Cordless phones and other bluetooth devices work wirelessly and the frequencies sometimes need to be adjusted so everything works together.

The confusion results from the various providers and modes. F.ex. we formerly had 2 landlines in the house -- conventional wisdom being that those work best and in any emergency. But earlier this year we converted one of the landlines to Verizon wireless using a router. That service is 100% better, no buzzing or interference, it can survive a power outage by being connected to a backup generator outlet and no wiring is required at all plus it's half the price. Our cable provider OTOH was touting phone service as well but couldn't port our number.

If there are alarm systems in the house there may be a landline requirement -- we need to keep one for that and to monitor our backup propane tank.

It's confusing and a lot depends on where you live and what the various providers provide and what you need.

RE: walls are open; should we wire for FIOS?

Ive heard of people installing conduit (1" PEX?) to facilitate future wiring.

RE: walls are open; should we wire for FIOS?

rococogurl - you don't have to use the wireless connection that cable company gives you. You can add a wireless access point by plugging it into any wired connection in your house -- that could give better performance. Also, you need either a 802.11n or 802.11ac wireless device to let you connect through walls at high performance.

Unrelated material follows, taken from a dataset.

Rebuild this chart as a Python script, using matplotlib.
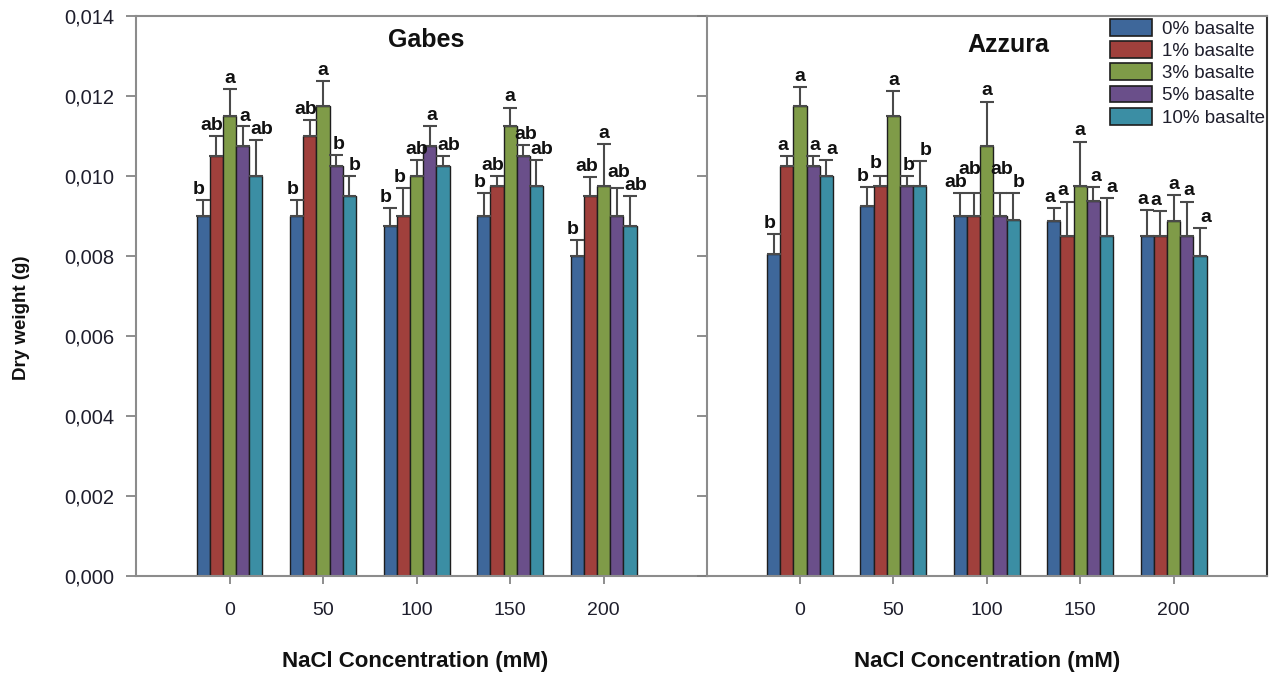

To make things simpler for the OP, it's important to remember that wiring a house for high-speed Internet is completely separate & independent from whatever provider or technology used for the actual Internet connection. Inside the house you run Ethernet -- what you connect to for access to the outside world can be FIOS, Dish, DSL, cable, etc. It's not worth going down the path of thinking that the choice of DSL vs. cable vs FIOS should impact your in-home wiring configuration -- it should not.